Rabbenu
A Discussion of Messianic Judaism, the Emerging Messianic Jewish Paradigm, and Related Leadership Issues from the Preoccupied Mind of Rabbi Stuart Dauermann, PhD.
All Contents ©2004-2007 Stuart Dauermann - ALL RIGHTS RESERVED
Sunday, January 21, 2007
Seeds, Weeds and Walking the High Wire: The Weed of Antinomianism
This posting is the fourth part of a series on where the Messianic Jewish Movement needs to be heading and why.
Sowing and growing the seeds of zikkaron/anamnesis and prolepsis is no uncontested operation. There are always weeds. I will name four. The weed of antinomianism is the first.
For more than thirty years, in Jewish Yeshua-believer circles, Arnold Fruchtenbaum has held a unique position as a tightly organized and highly focused Bible teacher. Although his audience among us is less than it once was, the spores of his perspective on Torah observance continue to sprout stubborn weeds throughout our Big Tent. I have chosen him because he is an especially focused example of the matter I am addressing. However, nothing I say should regarded as indicative of disrespect. I like Arnold Fruchtenbaum, and respect him. However, his views are problemmatical.
Fruchtenbaum says that the authority of the Mosaic Law has been annulled with the death of Messiah.
The Law is a unit comprised of 613 commandments, and all of it has been invalidated. There is no commandment that has continued beyond the cross of Christ. . . . It has completely ceased to function as an authority over individuals. Arnold G. Fruchtenbaum. Hebrew Christianity: Its Theology, History, and Philosophy. Seventh Printing. (Tustin, CA: Ariel Ministries Press, 1995), 86.
He teaches that although there are those who may choose to obey some aspect, or even many aspects, of the Torah, as a badge of Jewish identity or means of identity preservation and inter-generational transmission, such actions must only be treated as matters of personal preference, and never regarded as either obligations or communal norms. For Fruchtenbaum and the Dispensationalism he champions, Torah obedience no longer has mandatory force. The one exception he allows is for those commandments required by Newer Testament teaching, by what he terms “the Law of Christ.”
It is right that we respect Fruchtenbaum and others like him who have worked hard and served well.

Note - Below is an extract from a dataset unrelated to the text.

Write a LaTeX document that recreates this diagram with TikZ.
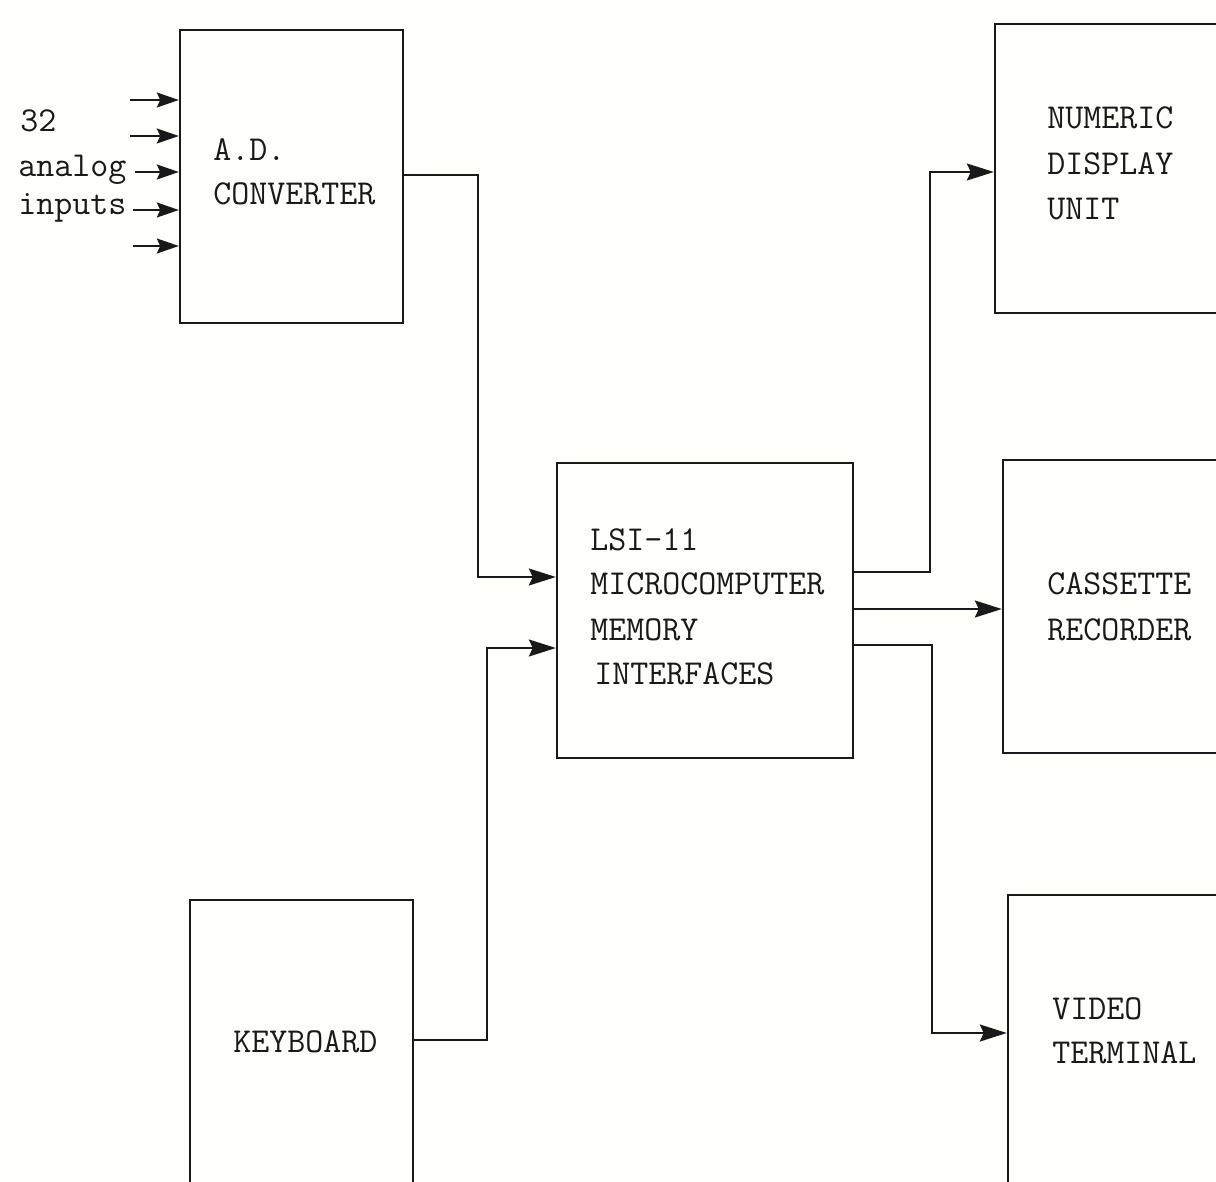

However, spores spread by his brand of Dispensational theology posit the nullification of the Torah of Moses as a mandated standard of Jewish practice, and transplant personal volition and New Covenant standards in the place formerly occupied by Jewish life. We might even consider this a form of neo-Marcionism, under which the expired, defunct, and impotent Older Testamental statues, ordinances, and commandments of God are replaced by a more “enlightened” canon, the Law of Messiah.
If we are only under the Law of Messiah, in what ways, beyond simply familial nostalgia and genetic markers, are we, our calling, and our legacy, actually, rather than simply theoretically, different from other Yeshua believers? This perspective converts our covenantal Jewish identity into a genetic claim nurtured by nostalgia and collections of memorabilia, sustained by periodic get-togethers with other Jews.
Adherents to such a perspective are exiles from ongoing Jewish life and community, consigned to remember Zion by the waters of a strange theological Babylon, But how can we sing the songs of Zion in such a foreign land, exiled from the life of Torah, our spiritual homeland, and from the community to which we are joined by covenant?
Living under the Newer Covenant Law of Messiah, while treating the life of Torah obedience as “nice if that’s your style,” substitutes the cut glass of nostalgia for the bright diamond of Jewish covenantal life and community. Abandoning Israel’s call to covenant faithfulness dooms the Messianic Jewish Remnant to irrelevance. Instead, we condemn our families, our congregations, and our entire Movement to eventual assimilation, while nullifying our capacity to assist wider Israel in achieving and fulfilling its foreordained destiny and to walk in that faithfulness to which Hashem calls them--and us as well.